High-performing teams are now using AI to:
- research a market or competitor
- identify the positioning gap
- generate campaign angles
- draft assets across channels
- evaluate performance and propose the next experiment
That is a workflow change, not a copywriting trick. The stack matters less than whether those steps stay connected.
3. First-Party Data Became More Valuable, Not Less
As privacy pressure continues and attribution gets noisier, the brands with the cleanest first-party signals have the strongest advantage.
What matters now:
- CRM and lifecycle signals
- on-site behavior
- owned audience responses
- consented preference data
- product usage or lead-quality signals
If your AI layer is trained only on generic internet knowledge, it will produce generic strategy. If it has access to your actual customer and pipeline signals, it can help make sharper decisions.
4. Creative Operations Is Now a Speed Game
AI image, video, and copy systems are no longer novelty tools. The operational win is variant production.
That means:
- more hooks per campaign
- more audience-specific angles
- faster iteration cycles
- fewer production bottlenecks between strategy and launch
The real advantage is not “one amazing AI asset.” It is the ability to test five to ten strong variants while competitors are still debating the brief.
5. Brand Consistency Is the New Constraint Layer
As creative velocity rises, brand drift becomes expensive.
The best teams are building:
- brand voice rules
- approved claims and proof points
- messaging pillars
- reusable prompt frameworks
- human review checkpoints for risky channels
The 2026 playbook is not AI without guardrails. It is AI with a better operating system.

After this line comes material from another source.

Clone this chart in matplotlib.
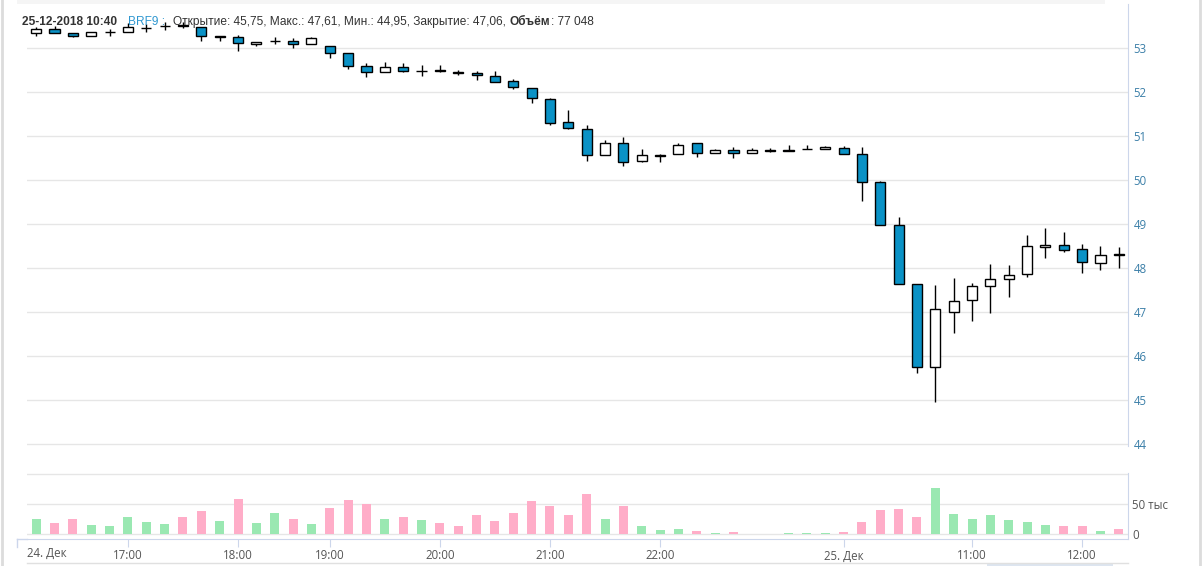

6. The New KPI Is Time-to-Insight
Marketing teams used to measure speed as time-to-publish. That is no longer enough.
The better measure is time-to-insight:
- how quickly can you identify a market signal?
- how quickly can you turn it into a campaign angle?
- how quickly can you ship and learn?
That cycle time is now one of the clearest strategic advantages in B2B and startup marketing.
What to Do Next
If you want a practical upgrade, audit your workflow in this order:
- search and market research
- positioning and messaging
- creative production
- experimentation cadence
- reporting and next-step recommendations
Find the longest delays and apply AI there first. 2026 rewards teams that remove workflow friction, not teams that collect the most AI subscriptions.